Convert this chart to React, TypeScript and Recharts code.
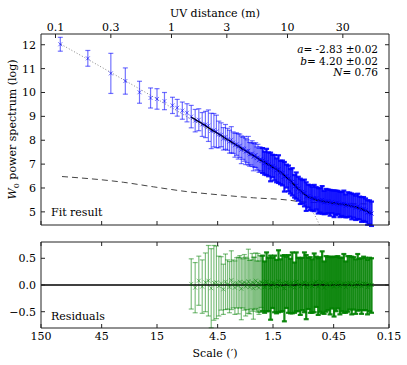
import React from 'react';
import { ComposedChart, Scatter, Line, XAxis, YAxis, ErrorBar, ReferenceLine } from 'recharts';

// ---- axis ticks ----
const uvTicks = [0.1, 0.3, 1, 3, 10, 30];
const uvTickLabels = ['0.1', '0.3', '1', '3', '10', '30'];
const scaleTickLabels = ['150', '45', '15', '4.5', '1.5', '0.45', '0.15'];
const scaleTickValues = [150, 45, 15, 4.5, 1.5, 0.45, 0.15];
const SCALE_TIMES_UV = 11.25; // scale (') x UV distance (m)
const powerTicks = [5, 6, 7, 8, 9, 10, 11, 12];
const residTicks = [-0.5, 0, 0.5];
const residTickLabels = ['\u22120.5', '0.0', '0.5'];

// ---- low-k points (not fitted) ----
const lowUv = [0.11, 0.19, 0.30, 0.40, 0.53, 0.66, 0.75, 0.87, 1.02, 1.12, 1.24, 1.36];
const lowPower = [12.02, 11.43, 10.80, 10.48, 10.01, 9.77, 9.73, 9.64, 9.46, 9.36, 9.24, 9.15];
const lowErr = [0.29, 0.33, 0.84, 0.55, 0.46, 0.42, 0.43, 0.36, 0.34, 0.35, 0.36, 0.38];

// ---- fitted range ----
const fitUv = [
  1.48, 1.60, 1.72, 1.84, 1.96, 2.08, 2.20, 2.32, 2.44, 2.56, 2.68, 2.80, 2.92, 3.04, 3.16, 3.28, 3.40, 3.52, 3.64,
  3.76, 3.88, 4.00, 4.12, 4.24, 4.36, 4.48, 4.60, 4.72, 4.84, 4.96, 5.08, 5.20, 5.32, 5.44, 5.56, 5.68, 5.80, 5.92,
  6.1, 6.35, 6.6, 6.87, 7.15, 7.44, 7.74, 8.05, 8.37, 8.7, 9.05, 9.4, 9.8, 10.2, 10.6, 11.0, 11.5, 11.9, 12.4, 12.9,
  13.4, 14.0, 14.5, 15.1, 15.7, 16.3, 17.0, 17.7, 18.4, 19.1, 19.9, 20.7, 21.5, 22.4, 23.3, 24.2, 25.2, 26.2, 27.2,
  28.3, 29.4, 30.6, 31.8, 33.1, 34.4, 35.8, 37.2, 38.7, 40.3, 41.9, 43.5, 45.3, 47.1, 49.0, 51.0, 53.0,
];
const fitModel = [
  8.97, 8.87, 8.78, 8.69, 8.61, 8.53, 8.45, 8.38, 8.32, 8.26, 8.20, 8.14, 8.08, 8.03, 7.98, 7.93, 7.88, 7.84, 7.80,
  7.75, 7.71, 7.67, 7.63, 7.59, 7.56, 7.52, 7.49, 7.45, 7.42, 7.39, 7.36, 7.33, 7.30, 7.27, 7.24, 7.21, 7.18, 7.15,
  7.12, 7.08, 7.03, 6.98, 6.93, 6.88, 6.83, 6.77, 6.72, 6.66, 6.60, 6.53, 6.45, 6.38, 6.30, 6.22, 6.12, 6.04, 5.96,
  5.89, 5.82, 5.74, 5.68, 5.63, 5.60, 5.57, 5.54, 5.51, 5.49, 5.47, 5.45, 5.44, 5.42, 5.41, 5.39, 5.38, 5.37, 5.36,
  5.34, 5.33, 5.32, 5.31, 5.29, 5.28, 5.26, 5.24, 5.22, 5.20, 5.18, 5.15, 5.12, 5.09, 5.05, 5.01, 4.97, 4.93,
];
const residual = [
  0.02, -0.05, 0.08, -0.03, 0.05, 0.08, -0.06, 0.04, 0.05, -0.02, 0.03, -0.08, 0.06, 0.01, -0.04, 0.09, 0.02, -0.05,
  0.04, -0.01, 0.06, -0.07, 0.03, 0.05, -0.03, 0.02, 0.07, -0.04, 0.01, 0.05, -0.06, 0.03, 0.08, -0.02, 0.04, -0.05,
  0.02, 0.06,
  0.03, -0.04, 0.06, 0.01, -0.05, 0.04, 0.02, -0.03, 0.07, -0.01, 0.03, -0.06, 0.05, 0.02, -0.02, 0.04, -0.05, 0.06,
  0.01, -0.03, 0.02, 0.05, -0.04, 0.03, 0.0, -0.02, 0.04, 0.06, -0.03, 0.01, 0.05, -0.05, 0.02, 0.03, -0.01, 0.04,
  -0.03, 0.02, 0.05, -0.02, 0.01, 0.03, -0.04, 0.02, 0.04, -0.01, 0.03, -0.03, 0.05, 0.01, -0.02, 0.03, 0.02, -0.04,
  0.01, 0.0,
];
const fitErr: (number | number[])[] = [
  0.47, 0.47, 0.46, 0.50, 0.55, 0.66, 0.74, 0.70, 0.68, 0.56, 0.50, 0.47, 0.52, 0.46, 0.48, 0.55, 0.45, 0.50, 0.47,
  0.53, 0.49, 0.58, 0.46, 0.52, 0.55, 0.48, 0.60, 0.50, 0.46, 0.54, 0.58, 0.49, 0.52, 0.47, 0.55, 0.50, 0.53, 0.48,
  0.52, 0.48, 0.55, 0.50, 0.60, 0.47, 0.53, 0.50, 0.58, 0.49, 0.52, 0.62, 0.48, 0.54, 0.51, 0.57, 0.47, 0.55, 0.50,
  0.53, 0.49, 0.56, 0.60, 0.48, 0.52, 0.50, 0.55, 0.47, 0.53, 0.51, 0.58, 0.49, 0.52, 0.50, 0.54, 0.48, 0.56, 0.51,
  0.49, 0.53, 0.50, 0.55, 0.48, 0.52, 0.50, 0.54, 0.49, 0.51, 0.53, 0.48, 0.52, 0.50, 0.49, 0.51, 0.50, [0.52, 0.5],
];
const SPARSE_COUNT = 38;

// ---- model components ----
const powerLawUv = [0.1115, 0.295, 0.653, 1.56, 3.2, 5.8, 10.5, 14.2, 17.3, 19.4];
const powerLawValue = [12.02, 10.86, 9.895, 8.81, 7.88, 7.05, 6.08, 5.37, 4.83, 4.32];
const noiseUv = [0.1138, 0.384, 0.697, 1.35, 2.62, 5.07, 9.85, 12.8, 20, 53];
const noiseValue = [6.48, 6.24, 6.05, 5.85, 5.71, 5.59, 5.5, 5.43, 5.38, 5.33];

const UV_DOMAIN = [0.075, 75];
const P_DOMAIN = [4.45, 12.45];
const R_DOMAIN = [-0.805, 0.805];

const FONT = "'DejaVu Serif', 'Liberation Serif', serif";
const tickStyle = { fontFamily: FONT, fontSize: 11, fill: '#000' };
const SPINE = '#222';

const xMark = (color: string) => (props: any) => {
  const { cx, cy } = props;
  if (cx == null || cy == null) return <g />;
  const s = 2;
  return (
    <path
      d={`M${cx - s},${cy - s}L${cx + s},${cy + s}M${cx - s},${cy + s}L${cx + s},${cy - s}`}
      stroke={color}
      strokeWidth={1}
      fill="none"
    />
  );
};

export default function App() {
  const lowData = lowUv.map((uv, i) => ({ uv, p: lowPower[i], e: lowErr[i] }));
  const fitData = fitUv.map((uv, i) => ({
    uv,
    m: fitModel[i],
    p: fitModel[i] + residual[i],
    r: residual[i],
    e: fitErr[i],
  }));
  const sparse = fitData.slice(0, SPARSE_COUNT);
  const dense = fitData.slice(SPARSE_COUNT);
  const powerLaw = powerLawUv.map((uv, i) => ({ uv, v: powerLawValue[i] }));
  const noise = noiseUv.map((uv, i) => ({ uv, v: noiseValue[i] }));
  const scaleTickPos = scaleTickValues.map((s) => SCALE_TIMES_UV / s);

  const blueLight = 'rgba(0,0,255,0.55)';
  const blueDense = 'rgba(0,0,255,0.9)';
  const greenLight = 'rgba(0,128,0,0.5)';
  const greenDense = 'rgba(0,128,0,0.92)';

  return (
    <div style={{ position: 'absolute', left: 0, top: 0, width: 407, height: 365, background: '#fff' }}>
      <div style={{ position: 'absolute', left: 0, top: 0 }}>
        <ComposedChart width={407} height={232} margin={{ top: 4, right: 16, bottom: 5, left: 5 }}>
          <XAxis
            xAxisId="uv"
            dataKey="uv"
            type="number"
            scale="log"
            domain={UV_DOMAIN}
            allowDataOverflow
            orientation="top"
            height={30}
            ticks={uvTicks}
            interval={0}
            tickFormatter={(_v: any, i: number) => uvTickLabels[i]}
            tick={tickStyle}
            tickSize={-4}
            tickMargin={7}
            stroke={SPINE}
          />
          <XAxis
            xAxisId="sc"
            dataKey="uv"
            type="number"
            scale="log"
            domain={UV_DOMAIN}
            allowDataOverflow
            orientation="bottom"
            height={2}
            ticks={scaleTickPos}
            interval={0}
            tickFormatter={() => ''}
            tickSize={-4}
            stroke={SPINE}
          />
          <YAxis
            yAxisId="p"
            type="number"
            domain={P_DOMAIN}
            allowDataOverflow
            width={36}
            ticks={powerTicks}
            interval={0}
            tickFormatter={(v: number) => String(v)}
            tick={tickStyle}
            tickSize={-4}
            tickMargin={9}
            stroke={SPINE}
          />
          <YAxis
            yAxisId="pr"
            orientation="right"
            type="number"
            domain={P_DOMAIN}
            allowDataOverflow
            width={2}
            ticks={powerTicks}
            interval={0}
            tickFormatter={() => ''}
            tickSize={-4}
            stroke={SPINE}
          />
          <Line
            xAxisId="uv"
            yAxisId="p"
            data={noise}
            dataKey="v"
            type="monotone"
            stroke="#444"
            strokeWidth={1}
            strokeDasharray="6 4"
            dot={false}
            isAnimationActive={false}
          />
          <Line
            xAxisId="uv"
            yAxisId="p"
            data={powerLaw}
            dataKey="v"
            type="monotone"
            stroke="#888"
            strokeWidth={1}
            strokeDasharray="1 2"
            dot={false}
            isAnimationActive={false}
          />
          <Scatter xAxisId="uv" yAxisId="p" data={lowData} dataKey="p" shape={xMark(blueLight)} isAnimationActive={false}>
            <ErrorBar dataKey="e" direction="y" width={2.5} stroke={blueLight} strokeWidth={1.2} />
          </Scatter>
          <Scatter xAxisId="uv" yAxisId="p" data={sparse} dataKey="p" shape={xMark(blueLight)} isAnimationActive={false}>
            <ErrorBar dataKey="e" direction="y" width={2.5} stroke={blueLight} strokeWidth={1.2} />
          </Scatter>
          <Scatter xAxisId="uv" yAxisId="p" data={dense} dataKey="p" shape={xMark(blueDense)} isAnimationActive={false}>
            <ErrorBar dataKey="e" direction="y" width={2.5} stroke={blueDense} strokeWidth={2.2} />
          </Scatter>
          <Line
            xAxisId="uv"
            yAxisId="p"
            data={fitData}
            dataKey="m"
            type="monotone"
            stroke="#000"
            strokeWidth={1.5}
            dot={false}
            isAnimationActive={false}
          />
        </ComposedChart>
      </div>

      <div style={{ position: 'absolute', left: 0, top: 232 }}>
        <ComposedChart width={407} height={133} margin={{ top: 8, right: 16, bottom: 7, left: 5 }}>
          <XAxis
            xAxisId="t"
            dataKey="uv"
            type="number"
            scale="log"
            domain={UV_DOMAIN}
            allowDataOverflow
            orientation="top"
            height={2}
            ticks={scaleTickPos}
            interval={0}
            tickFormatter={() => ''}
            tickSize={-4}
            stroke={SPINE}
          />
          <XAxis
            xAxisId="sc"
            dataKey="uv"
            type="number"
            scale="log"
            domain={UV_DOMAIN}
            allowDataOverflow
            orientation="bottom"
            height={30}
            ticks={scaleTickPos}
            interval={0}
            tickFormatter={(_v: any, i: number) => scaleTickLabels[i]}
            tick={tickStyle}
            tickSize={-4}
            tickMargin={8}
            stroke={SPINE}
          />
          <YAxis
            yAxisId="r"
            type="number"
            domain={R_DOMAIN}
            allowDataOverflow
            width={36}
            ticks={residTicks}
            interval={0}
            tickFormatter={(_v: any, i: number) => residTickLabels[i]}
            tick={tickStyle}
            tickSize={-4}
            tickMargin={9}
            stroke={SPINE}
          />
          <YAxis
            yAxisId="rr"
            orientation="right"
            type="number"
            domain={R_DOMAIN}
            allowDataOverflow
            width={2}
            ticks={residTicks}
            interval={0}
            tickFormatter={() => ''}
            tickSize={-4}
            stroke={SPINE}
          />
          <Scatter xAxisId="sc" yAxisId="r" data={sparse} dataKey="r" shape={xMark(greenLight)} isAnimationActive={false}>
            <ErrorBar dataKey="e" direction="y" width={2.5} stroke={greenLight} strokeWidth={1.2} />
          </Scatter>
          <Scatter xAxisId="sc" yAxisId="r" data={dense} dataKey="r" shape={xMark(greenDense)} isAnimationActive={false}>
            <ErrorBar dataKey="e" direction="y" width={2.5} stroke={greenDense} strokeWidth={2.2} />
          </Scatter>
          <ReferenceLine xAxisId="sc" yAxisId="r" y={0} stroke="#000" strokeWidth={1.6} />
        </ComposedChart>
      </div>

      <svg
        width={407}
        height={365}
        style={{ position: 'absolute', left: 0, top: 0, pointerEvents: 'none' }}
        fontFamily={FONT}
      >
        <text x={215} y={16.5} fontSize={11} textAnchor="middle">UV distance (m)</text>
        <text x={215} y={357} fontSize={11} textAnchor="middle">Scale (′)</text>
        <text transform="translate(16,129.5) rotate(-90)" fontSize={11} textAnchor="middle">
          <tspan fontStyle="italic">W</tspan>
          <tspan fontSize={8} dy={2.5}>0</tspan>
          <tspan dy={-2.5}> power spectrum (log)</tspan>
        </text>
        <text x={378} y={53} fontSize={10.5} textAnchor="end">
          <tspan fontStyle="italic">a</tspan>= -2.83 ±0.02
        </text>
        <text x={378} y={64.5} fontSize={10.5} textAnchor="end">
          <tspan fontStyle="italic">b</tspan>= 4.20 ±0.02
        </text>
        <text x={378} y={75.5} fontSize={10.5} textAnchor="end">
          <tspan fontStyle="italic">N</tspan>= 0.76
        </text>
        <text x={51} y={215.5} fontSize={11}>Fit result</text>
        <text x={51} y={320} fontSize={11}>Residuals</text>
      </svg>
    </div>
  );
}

-*-*-

Written request: Starting at the top of the listing above, reproduce each line up to and including the one with "YAxis, ErrorBar, ReferenceLine"; omit the pictures.

Result for this task:
Convert this chart to React, TypeScript and Recharts code.
import React from 'react';
import { ComposedChart, Scatter, Line, XAxis, YAxis, ErrorBar, ReferenceLine } from 'recharts';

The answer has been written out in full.